- EXERCISE TASK:
Leave out the pictures and print only the lines from the one with "Give me the matplotlib source for this chart." through the one with "fig = plt.figure(figsize=(6.69, 4.04), dpi=100)", exactly as they are.

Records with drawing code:
******************************

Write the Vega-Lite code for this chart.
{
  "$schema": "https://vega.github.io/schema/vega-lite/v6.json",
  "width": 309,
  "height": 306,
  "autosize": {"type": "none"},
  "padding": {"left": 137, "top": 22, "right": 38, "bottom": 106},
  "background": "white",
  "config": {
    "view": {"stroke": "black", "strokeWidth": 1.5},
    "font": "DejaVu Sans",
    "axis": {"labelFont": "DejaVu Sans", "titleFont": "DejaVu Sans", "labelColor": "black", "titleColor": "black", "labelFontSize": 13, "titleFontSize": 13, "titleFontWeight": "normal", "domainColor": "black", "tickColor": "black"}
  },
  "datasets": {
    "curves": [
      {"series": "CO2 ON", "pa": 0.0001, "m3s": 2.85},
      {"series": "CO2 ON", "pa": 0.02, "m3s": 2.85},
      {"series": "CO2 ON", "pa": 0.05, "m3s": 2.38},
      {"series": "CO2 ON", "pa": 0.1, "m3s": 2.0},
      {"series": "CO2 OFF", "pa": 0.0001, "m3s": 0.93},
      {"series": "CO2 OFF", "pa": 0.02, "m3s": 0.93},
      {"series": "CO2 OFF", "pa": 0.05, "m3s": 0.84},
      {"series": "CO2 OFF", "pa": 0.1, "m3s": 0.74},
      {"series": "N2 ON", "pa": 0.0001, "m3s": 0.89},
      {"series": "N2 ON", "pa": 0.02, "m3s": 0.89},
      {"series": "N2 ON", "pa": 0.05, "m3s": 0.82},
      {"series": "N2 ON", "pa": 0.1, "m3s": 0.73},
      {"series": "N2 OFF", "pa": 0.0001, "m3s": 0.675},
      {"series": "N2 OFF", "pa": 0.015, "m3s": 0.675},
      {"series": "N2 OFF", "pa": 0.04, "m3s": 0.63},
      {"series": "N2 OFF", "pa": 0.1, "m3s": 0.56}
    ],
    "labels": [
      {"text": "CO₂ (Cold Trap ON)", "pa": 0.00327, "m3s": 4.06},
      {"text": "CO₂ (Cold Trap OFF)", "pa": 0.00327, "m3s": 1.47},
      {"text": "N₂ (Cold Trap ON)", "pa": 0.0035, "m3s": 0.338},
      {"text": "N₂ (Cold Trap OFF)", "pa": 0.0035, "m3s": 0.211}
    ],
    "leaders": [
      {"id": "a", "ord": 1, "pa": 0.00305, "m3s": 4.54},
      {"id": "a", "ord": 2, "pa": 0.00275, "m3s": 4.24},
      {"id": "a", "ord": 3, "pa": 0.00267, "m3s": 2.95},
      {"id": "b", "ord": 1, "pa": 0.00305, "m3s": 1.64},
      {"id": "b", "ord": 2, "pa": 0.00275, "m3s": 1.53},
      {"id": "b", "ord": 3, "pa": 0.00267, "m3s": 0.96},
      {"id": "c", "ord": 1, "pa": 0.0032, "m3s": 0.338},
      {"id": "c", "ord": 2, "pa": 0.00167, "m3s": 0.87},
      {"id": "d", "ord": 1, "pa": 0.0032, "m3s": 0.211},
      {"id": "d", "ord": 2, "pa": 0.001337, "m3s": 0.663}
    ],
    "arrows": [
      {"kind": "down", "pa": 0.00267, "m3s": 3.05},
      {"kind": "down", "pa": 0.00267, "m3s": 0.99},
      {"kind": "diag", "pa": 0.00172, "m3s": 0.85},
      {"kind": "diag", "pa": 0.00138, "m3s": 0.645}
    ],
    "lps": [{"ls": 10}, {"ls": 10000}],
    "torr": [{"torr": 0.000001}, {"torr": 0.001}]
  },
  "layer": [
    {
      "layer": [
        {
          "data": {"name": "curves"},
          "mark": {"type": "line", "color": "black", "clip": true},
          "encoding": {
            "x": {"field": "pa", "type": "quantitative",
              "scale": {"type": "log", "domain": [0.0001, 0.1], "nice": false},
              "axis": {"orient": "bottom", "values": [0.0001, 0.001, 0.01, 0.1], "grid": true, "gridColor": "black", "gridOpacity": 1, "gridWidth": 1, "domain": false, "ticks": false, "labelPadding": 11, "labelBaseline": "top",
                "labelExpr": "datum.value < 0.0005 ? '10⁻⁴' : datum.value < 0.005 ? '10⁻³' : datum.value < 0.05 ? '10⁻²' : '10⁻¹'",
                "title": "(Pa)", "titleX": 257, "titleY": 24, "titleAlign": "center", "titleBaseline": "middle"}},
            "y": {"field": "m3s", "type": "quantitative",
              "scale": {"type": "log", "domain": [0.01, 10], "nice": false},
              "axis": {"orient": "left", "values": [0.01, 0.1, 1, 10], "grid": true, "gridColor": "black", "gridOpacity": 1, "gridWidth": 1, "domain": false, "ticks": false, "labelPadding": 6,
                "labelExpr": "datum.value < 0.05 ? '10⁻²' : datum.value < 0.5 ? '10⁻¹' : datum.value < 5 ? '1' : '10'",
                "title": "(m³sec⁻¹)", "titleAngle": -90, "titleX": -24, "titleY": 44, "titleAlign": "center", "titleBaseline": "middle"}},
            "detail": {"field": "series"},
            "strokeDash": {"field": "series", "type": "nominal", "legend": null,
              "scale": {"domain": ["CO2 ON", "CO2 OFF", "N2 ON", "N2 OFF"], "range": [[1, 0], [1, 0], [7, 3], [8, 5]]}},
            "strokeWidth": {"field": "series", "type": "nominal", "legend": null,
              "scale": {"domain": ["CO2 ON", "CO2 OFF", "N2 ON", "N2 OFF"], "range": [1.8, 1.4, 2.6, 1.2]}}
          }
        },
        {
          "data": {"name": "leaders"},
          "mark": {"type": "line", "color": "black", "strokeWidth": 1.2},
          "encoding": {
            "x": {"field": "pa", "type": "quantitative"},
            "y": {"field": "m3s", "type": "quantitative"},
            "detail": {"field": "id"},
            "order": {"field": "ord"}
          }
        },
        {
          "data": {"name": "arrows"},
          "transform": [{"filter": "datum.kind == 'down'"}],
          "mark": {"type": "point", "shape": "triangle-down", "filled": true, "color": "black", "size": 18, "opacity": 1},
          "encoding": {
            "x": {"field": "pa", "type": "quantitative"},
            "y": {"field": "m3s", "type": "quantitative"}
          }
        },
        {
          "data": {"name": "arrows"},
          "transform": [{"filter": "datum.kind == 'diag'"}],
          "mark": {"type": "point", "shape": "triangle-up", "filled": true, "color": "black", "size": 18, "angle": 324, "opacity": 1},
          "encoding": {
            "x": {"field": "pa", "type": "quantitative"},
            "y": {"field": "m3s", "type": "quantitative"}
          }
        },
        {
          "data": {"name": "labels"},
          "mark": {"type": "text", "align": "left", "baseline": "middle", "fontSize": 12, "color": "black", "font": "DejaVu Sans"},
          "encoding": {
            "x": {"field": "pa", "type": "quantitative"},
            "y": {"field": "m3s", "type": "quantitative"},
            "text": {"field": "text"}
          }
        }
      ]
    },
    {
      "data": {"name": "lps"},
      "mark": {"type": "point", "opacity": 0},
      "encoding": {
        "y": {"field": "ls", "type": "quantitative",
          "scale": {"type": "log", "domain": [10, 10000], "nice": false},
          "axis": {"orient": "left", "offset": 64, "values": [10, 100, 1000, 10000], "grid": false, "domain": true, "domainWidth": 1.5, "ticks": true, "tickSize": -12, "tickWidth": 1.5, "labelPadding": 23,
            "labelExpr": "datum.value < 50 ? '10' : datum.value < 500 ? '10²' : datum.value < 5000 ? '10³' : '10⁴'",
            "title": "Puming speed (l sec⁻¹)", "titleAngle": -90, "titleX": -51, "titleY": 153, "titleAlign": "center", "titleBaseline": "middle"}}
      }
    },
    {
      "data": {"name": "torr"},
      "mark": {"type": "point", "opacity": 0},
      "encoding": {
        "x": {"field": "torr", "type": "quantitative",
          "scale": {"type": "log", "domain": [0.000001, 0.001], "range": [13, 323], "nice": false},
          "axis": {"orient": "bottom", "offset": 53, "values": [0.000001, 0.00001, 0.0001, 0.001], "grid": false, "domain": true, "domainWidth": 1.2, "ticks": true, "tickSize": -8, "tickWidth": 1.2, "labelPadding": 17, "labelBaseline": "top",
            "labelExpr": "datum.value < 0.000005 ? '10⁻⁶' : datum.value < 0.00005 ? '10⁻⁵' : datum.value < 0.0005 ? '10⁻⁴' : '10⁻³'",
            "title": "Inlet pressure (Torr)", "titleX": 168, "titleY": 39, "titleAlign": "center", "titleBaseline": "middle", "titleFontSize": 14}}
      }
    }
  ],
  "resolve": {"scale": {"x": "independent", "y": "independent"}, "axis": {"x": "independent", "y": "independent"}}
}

******************************

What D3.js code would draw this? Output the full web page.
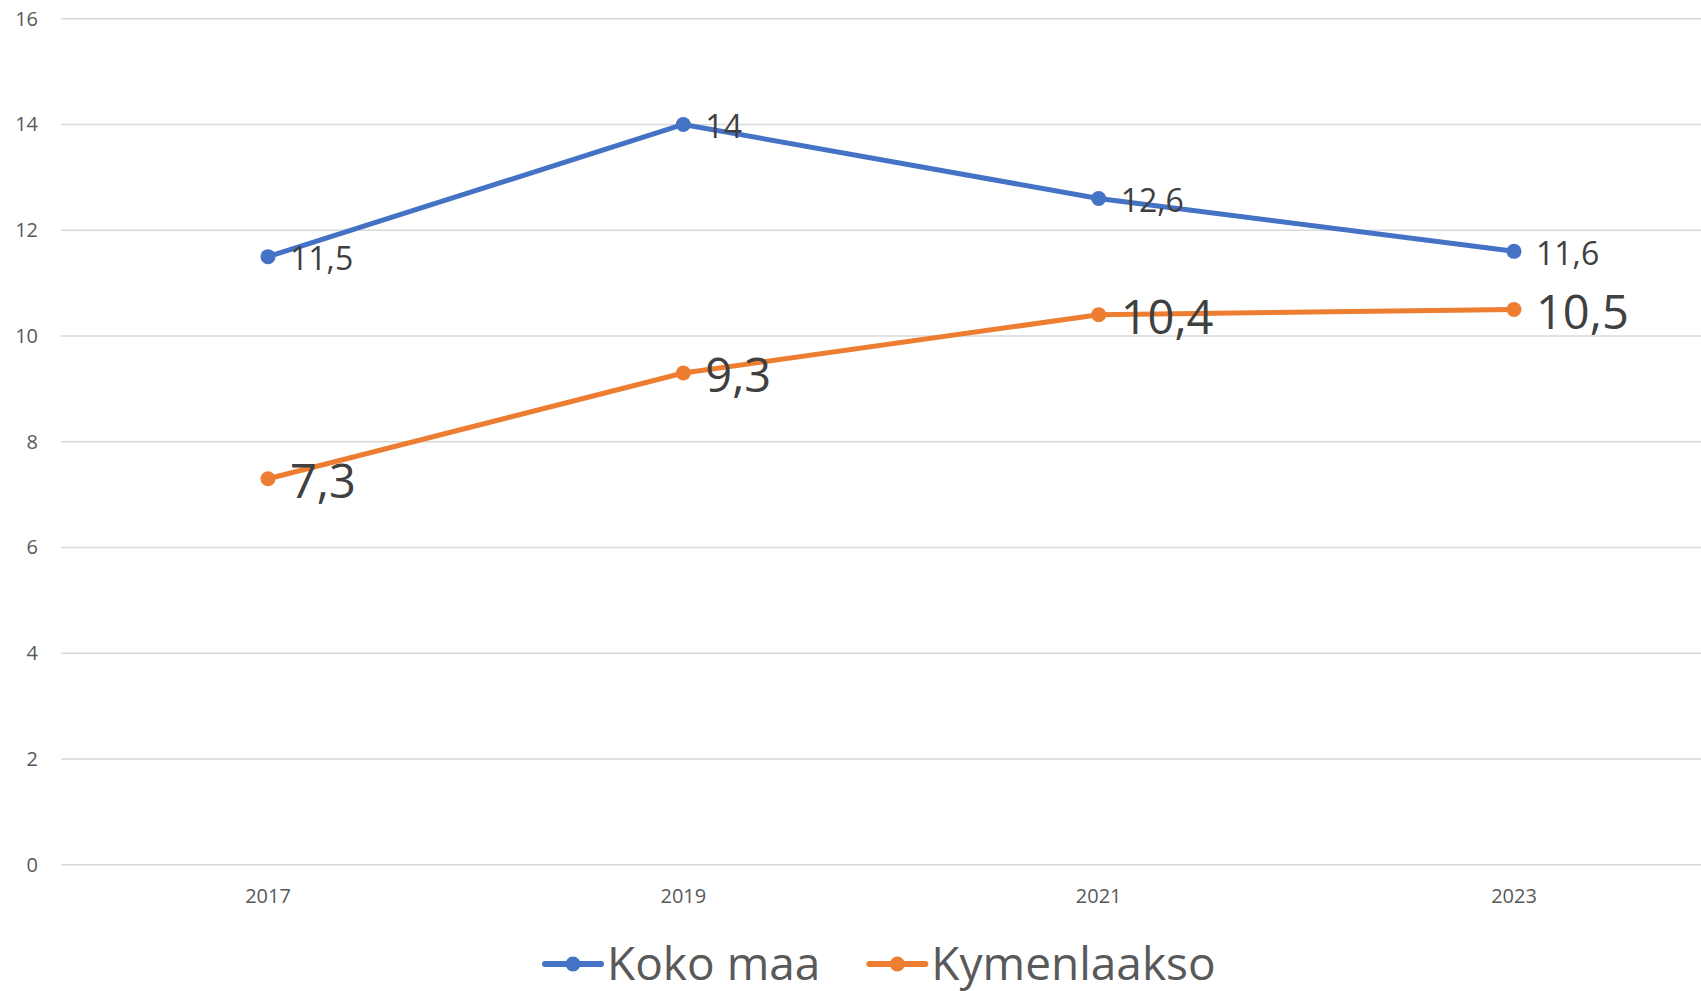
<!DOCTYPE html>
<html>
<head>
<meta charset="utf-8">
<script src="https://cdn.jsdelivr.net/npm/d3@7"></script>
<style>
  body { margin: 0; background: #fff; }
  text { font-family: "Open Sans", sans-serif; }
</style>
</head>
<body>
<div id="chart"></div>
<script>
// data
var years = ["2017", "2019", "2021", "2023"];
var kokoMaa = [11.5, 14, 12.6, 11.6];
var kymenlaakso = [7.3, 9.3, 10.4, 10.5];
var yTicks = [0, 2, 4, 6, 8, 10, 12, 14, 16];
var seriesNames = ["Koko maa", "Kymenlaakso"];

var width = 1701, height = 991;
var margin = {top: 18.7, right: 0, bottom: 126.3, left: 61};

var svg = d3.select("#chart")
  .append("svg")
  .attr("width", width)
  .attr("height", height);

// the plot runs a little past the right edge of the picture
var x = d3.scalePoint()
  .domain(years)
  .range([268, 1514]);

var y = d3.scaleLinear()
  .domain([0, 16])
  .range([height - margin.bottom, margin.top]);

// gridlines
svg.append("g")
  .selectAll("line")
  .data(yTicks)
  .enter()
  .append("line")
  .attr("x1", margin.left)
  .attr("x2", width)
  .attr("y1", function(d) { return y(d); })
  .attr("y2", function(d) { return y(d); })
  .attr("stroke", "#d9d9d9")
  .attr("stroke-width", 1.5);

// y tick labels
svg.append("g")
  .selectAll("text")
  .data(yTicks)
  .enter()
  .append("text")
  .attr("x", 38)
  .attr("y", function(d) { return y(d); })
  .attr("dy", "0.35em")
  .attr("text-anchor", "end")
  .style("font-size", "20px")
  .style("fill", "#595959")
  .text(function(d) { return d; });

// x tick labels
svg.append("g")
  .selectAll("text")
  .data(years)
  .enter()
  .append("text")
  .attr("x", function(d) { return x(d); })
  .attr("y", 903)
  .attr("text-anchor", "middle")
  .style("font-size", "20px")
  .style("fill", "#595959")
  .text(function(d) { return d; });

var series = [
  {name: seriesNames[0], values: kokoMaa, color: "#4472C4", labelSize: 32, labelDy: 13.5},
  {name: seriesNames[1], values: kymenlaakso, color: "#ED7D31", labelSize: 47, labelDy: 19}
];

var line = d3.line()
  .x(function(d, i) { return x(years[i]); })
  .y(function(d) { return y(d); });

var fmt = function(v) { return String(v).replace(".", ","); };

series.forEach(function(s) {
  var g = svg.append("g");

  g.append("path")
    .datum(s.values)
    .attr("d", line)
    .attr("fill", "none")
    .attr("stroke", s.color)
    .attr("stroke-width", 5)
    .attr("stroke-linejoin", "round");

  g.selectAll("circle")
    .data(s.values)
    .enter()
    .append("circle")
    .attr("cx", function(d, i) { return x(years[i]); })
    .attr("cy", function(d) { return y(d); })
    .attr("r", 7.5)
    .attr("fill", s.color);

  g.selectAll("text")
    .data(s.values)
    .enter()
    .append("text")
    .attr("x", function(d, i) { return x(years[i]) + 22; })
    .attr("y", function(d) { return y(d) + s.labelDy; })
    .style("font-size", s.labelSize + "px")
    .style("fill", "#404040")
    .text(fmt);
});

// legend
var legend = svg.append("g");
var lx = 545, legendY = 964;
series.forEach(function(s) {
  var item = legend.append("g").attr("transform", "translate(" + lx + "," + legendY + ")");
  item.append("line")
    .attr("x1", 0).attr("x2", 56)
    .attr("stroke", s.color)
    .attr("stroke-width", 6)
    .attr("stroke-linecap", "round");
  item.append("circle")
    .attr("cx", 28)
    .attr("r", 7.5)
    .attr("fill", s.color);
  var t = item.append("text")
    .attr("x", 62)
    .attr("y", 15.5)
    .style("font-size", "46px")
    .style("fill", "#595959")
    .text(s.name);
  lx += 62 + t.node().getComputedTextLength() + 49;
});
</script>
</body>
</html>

******************************

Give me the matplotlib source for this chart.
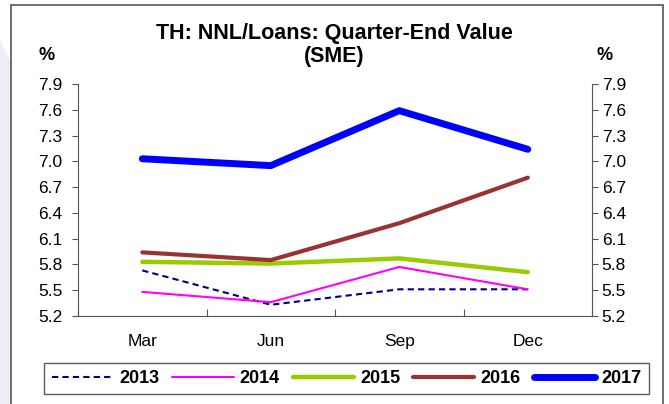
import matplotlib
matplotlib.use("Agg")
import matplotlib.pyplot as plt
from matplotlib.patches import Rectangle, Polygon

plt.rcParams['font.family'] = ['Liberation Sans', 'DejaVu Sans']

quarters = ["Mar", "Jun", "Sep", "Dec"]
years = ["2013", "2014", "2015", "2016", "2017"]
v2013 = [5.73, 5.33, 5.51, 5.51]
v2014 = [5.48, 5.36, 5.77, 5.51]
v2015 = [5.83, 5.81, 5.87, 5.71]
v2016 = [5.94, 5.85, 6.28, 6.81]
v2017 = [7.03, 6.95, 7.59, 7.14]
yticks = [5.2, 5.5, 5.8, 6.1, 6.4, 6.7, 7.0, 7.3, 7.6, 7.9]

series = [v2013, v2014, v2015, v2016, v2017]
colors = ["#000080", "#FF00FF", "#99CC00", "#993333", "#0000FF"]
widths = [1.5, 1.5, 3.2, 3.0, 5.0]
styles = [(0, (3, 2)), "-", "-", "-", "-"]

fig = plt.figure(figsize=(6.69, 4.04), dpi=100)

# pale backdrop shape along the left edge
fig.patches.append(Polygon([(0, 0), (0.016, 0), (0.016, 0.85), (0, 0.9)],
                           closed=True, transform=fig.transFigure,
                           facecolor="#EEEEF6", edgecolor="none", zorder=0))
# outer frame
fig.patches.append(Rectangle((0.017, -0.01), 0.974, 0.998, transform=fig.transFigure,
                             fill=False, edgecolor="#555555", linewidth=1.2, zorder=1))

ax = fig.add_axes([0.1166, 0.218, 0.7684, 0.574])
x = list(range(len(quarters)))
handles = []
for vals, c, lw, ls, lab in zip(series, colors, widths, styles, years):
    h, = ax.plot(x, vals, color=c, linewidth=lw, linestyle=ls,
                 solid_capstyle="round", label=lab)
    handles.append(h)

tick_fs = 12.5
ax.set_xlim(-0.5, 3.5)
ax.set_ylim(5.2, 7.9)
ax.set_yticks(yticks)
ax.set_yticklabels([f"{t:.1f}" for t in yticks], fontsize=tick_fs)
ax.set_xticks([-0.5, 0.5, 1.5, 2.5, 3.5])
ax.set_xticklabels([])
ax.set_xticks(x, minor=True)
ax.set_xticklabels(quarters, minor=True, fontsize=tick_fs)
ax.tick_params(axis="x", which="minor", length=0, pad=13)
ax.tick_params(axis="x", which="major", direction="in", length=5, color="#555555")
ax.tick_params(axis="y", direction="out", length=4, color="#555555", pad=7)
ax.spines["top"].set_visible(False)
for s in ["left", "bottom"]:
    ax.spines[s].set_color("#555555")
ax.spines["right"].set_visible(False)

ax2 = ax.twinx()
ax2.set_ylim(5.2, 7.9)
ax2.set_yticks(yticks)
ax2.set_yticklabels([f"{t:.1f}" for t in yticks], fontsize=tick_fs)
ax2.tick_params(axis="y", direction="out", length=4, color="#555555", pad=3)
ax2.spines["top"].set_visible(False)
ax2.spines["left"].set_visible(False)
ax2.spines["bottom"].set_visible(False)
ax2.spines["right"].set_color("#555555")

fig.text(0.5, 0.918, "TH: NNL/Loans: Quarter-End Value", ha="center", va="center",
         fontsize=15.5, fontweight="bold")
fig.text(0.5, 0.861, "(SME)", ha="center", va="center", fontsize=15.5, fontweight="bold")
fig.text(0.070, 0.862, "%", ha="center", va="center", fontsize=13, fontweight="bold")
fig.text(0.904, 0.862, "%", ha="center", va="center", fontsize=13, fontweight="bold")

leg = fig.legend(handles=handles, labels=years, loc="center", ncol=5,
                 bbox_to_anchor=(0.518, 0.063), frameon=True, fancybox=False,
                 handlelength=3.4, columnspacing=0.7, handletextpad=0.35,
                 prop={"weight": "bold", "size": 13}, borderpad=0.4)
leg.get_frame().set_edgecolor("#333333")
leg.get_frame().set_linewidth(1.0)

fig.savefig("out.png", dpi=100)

******************************

- CORRECT RESULT:
Give me the matplotlib source for this chart.
import matplotlib
matplotlib.use("Agg")
import matplotlib.pyplot as plt
from matplotlib.patches import Rectangle, Polygon

plt.rcParams['font.family'] = ['Liberation Sans', 'DejaVu Sans']

quarters = ["Mar", "Jun", "Sep", "Dec"]
years = ["2013", "2014", "2015", "2016", "2017"]
v2013 = [5.73, 5.33, 5.51, 5.51]
v2014 = [5.48, 5.36, 5.77, 5.51]
v2015 = [5.83, 5.81, 5.87, 5.71]
v2016 = [5.94, 5.85, 6.28, 6.81]
v2017 = [7.03, 6.95, 7.59, 7.14]
yticks = [5.2, 5.5, 5.8, 6.1, 6.4, 6.7, 7.0, 7.3, 7.6, 7.9]

series = [v2013, v2014, v2015, v2016, v2017]
colors = ["#000080", "#FF00FF", "#99CC00", "#993333", "#0000FF"]
widths = [1.5, 1.5, 3.2, 3.0, 5.0]
styles = [(0, (3, 2)), "-", "-", "-", "-"]

fig = plt.figure(figsize=(6.69, 4.04), dpi=100)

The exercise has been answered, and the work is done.